The Turkish newspaper, Zaman, quoted a report by the international organization presented by the United Nations Panel on Enforced Disappearances at the 48th session of the Human Rights Council, condemning the kidnappings of Turks abroad by the Turkish regime's intelligence service, stressing that they are by their nature a crime against humanity.
The report also denounced Erdogan's press statement on July 5, in which he praised the role of his intelligence service in kidnapping more than 100 people from abroad and forcibly transporting them to Turkey.
The report condemned the increase in cross-border kidnappings that escalated after the 2016 coup attempt, noting that the intelligence services used unidentified aircraft or commercial airlines for these operations.
The report indicated that the victims are held in a secret location for a period ranging between 24 hours and three weeks before their deportation, stressing that canceling the passports of the victims in order to facilitate rapid kidnappings abroad is contrary to international law.
A short film that was published last March highlighted kidnappings carried out by the Turkish regime's intelligence service, increasingly, against opponents in many Turkish cities, especially the capital, Ankara, to be taken to torture centers known as Turkish intelligence farms.
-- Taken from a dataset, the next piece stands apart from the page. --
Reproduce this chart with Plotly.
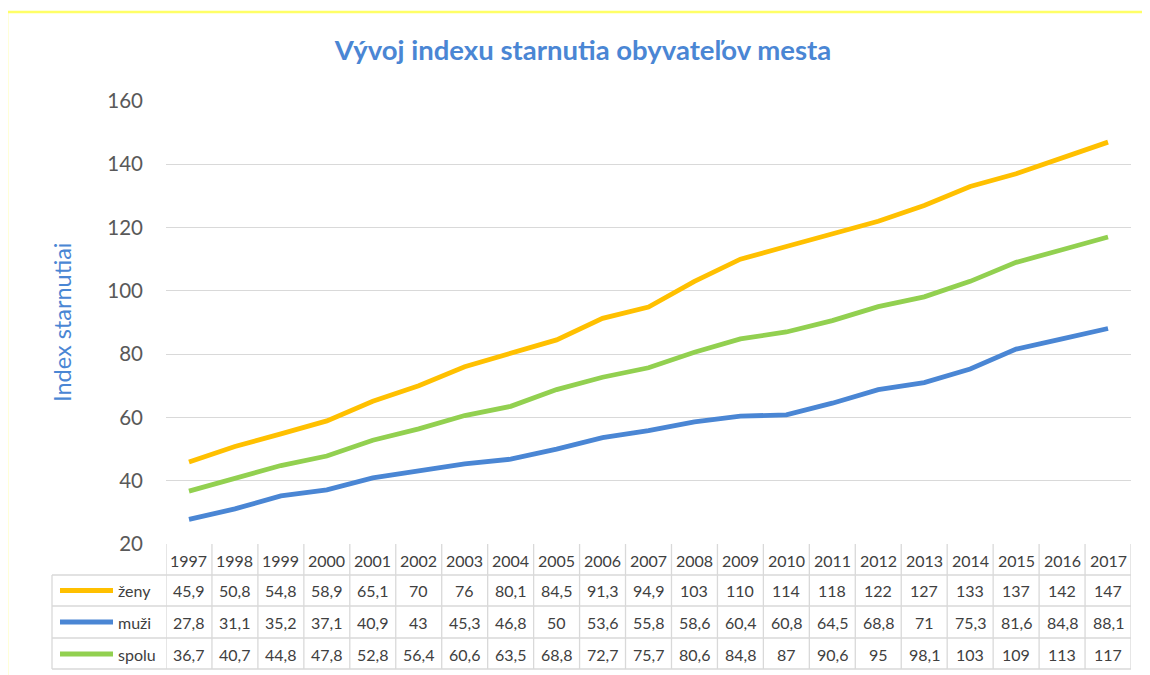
import plotly.graph_objects as go

years = list(range(1997, 2018))
zeny = [45.9, 50.8, 54.8, 58.9, 65.1, 70, 76, 80.1, 84.5, 91.3, 94.9,
        103, 110, 114, 118, 122, 127, 133, 137, 142, 147]
muzi = [27.8, 31.1, 35.2, 37.1, 40.9, 43, 45.3, 46.8, 50, 53.6, 55.8,
        58.6, 60.4, 60.8, 64.5, 68.8, 71, 75.3, 81.6, 84.8, 88.1]
spolu = [36.7, 40.7, 44.8, 47.8, 52.8, 56.4, 60.6, 63.5, 68.8, 72.7, 75.7,
         80.6, 84.8, 87, 90.6, 95, 98.1, 103, 109, 113, 117]

series = [("ženy", zeny, "#FFC000"),
          ("muži", muzi, "#4A86D4"),
          ("spolu", spolu, "#92D050")]

OFF = 8  # page body margin
W, H = 1150 - OFF, 675 - OFF
L, R, T, B = 166 - OFF, 19, 101 - OFF, 131
PW, PH = W - L - R, H - T - B
FONT = "Lato"
GRID = "#D9D9D9"
TXT = "#404040"


def px(x):  # reference pixel -> paper x
    return (x - OFF - L) / PW


def py(y):  # reference pixel -> paper y
    return (H - B - (y - OFF)) / PH


def fmt(v):
    return str(int(v)) if float(v).is_integer() else str(v).replace(".", ",")


fig = go.Figure()
for name, vals, col in series:
    fig.add_trace(go.Scatter(x=years, y=vals, mode="lines", name=name,
                             line=dict(color=col, width=4.8),
                             showlegend=False, hoverinfo="x+y+name"))

shapes = []
annotations = []

# data table under the chart
row_lines = [575, 606, 638, 669]
row_mid = [590.5, 622, 654]
for yl in row_lines:
    shapes.append(dict(type="line", xref="paper", yref="paper",
                       x0=px(52), x1=1, y0=py(yl), y1=py(yl),
                       line=dict(color=GRID, width=1.3)))
for i in range(len(years) + 1):
    xb = years[0] - 0.5 + i
    shapes.append(dict(type="line", xref="x", yref="paper",
                       x0=xb, x1=xb, y0=0, y1=py(669),
                       line=dict(color=GRID, width=1.3)))
shapes.append(dict(type="line", xref="paper", yref="paper",
                   x0=px(52), x1=px(52), y0=py(575), y1=py(669),
                   line=dict(color=GRID, width=1.3)))

cell_font = dict(family=FONT, size=16, color=TXT)
for yr in years:
    annotations.append(dict(x=yr, y=py(560), xref="x", yref="paper",
                            text=str(yr), showarrow=False, yanchor="middle",
                            font=cell_font))

for (name, vals, col), ym in zip(series, row_mid):
    for yr, v in zip(years, vals):
        annotations.append(dict(x=yr, y=py(ym), xref="x", yref="paper",
                                text=fmt(v), showarrow=False, yanchor="middle",
                                font=cell_font))
    shapes.append(dict(type="line", xref="paper", yref="paper",
                       x0=px(60), x1=px(113), y0=py(ym), y1=py(ym),
                       line=dict(color=col, width=5)))
    annotations.append(dict(x=px(116), y=py(ym), xref="paper", yref="paper",
                            text=name, showarrow=False, xanchor="left",
                            yanchor="middle", font=cell_font))

# axis title
annotations.append(dict(x=px(62), y=py(322), xref="paper", yref="paper",
                        text="Index starnutiai", textangle=-90, showarrow=False,
                        xanchor="center", yanchor="middle",
                        font=dict(family=FONT, size=23.5, color="#4A86D4")))

# chart frame (yellow outline)
shapes.append(dict(type="rect", xref="paper", yref="paper",
                   x0=px(7), x1=px(1170), y0=py(12), y1=py(700),
                   line=dict(color="#FFFF66", width=2.5)))

fig.update_layout(
    width=W, height=H,
    margin=dict(l=L, r=R, t=T, b=B),
    paper_bgcolor="white", plot_bgcolor="white",
    title=dict(text="<b>Vývoj indexu starnutia obyvateľov mesta</b>",
               x=(583 - OFF) / W, xanchor="center",
               y=1 - (50 - OFF) / H, yanchor="middle",
               font=dict(family=FONT, size=27.5, color="#4A86D4")),
    xaxis=dict(range=[years[0] - 0.5, years[-1] + 0.5], showticklabels=False,
               showgrid=False, zeroline=False, showline=False, ticks=""),
    yaxis=dict(range=[20, 160], dtick=20, tick0=20, showgrid=True,
               gridcolor=GRID, gridwidth=1.3, zeroline=False, showline=False,
               ticks="", ticklabelstandoff=22,
               tickfont=dict(family=FONT, size=20.5, color="#595959")),
    shapes=shapes,
    annotations=annotations,
)

fig.write_html("out.html")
The report includes information on the activities, contacts and cases it examined from May 16 last year to May 21 this year.
More than half of the enforced disappearances were reported to Turkey from Afghanistan, Albania, Azerbaijan, Cambodia, Gabon, Kazakhstan, Kenya, Lebanon, Malaysia, Pakistan, Panama, Uzbekistan and Kosovo.
Turkey has witnessed an increase in the incidence of enforced disappearances since the adoption of the so-called “immunity” law imposed by the Erdogan regime after the coup attempt in July 2016, and its aim is to protect persons or officials who committed crimes and illegal acts while confronting the perpetrators and supporters of the coup attempt.